__JOB__: In your copy, include every line of the listing below exactly but none of the pictures.

__DATA SECTION__:

▬▬▬

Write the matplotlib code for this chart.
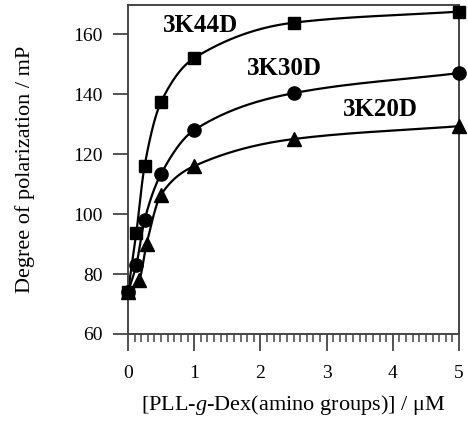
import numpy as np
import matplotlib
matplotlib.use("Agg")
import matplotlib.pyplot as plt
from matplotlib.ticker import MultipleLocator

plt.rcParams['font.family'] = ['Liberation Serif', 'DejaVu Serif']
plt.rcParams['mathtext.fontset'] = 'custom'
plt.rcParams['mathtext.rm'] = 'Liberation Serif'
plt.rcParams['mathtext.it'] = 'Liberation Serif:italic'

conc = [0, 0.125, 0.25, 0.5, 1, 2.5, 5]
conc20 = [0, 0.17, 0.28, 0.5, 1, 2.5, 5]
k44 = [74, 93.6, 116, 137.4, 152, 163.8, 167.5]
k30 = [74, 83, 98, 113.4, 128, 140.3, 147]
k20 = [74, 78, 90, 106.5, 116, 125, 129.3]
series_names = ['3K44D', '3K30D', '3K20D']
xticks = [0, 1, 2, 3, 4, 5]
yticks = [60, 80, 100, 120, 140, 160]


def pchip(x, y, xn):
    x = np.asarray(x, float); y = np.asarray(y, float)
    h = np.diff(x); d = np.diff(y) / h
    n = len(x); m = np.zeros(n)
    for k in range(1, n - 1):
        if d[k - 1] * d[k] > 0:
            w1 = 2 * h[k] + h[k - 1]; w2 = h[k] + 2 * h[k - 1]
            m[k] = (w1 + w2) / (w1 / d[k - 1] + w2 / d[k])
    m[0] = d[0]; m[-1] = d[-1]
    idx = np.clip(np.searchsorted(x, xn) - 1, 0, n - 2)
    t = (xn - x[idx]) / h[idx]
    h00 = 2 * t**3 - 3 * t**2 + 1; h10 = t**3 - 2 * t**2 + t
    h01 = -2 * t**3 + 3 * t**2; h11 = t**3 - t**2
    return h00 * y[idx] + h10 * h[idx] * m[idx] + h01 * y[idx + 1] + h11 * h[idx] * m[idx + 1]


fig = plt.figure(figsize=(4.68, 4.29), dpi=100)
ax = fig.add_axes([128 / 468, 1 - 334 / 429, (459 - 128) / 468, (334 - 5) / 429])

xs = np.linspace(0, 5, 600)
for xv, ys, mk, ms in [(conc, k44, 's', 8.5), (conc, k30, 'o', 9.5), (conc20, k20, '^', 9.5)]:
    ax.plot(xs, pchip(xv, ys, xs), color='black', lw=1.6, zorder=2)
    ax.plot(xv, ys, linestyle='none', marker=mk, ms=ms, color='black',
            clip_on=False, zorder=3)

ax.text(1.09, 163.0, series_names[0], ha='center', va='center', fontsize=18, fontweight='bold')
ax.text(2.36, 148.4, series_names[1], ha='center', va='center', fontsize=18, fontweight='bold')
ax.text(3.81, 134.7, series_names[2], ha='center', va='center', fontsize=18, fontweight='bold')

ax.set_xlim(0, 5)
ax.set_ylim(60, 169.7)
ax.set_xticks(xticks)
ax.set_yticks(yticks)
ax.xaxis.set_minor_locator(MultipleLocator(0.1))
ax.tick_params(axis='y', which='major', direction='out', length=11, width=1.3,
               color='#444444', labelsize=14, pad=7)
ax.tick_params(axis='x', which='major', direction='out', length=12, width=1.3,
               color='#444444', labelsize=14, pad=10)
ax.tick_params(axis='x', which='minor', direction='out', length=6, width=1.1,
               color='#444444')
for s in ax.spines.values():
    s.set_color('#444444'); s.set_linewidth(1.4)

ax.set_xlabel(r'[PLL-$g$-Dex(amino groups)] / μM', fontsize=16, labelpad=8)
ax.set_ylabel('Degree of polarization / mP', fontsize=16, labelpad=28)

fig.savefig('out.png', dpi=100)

▬▬▬

__ANSWER IN FULL__:
Write the matplotlib code for this chart.
import numpy as np
import matplotlib
matplotlib.use("Agg")
import matplotlib.pyplot as plt
from matplotlib.ticker import MultipleLocator

plt.rcParams['font.family'] = ['Liberation Serif', 'DejaVu Serif']
plt.rcParams['mathtext.fontset'] = 'custom'
plt.rcParams['mathtext.rm'] = 'Liberation Serif'
plt.rcParams['mathtext.it'] = 'Liberation Serif:italic'

conc = [0, 0.125, 0.25, 0.5, 1, 2.5, 5]
conc20 = [0, 0.17, 0.28, 0.5, 1, 2.5, 5]
k44 = [74, 93.6, 116, 137.4, 152, 163.8, 167.5]
k30 = [74, 83, 98, 113.4, 128, 140.3, 147]
k20 = [74, 78, 90, 106.5, 116, 125, 129.3]
series_names = ['3K44D', '3K30D', '3K20D']
xticks = [0, 1, 2, 3, 4, 5]
yticks = [60, 80, 100, 120, 140, 160]


def pchip(x, y, xn):
    x = np.asarray(x, float); y = np.asarray(y, float)
    h = np.diff(x); d = np.diff(y) / h
    n = len(x); m = np.zeros(n)
    for k in range(1, n - 1):
        if d[k - 1] * d[k] > 0:
            w1 = 2 * h[k] + h[k - 1]; w2 = h[k] + 2 * h[k - 1]
            m[k] = (w1 + w2) / (w1 / d[k - 1] + w2 / d[k])
    m[0] = d[0]; m[-1] = d[-1]
    idx = np.clip(np.searchsorted(x, xn) - 1, 0, n - 2)
    t = (xn - x[idx]) / h[idx]
    h00 = 2 * t**3 - 3 * t**2 + 1; h10 = t**3 - 2 * t**2 + t
    h01 = -2 * t**3 + 3 * t**2; h11 = t**3 - t**2
    return h00 * y[idx] + h10 * h[idx] * m[idx] + h01 * y[idx + 1] + h11 * h[idx] * m[idx + 1]


fig = plt.figure(figsize=(4.68, 4.29), dpi=100)
ax = fig.add_axes([128 / 468, 1 - 334 / 429, (459 - 128) / 468, (334 - 5) / 429])

xs = np.linspace(0, 5, 600)
for xv, ys, mk, ms in [(conc, k44, 's', 8.5), (conc, k30, 'o', 9.5), (conc20, k20, '^', 9.5)]:
    ax.plot(xs, pchip(xv, ys, xs), color='black', lw=1.6, zorder=2)
    ax.plot(xv, ys, linestyle='none', marker=mk, ms=ms, color='black',
            clip_on=False, zorder=3)

ax.text(1.09, 163.0, series_names[0], ha='center', va='center', fontsize=18, fontweight='bold')
ax.text(2.36, 148.4, series_names[1], ha='center', va='center', fontsize=18, fontweight='bold')
ax.text(3.81, 134.7, series_names[2], ha='center', va='center', fontsize=18, fontweight='bold')

ax.set_xlim(0, 5)
ax.set_ylim(60, 169.7)
ax.set_xticks(xticks)
ax.set_yticks(yticks)
ax.xaxis.set_minor_locator(MultipleLocator(0.1))
ax.tick_params(axis='y', which='major', direction='out', length=11, width=1.3,
               color='#444444', labelsize=14, pad=7)
ax.tick_params(axis='x', which='major', direction='out', length=12, width=1.3,
               color='#444444', labelsize=14, pad=10)
ax.tick_params(axis='x', which='minor', direction='out', length=6, width=1.1,
               color='#444444')
for s in ax.spines.values():
    s.set_color('#444444'); s.set_linewidth(1.4)

ax.set_xlabel(r'[PLL-$g$-Dex(amino groups)] / μM', fontsize=16, labelpad=8)
ax.set_ylabel('Degree of polarization / mP', fontsize=16, labelpad=28)

fig.savefig('out.png', dpi=100)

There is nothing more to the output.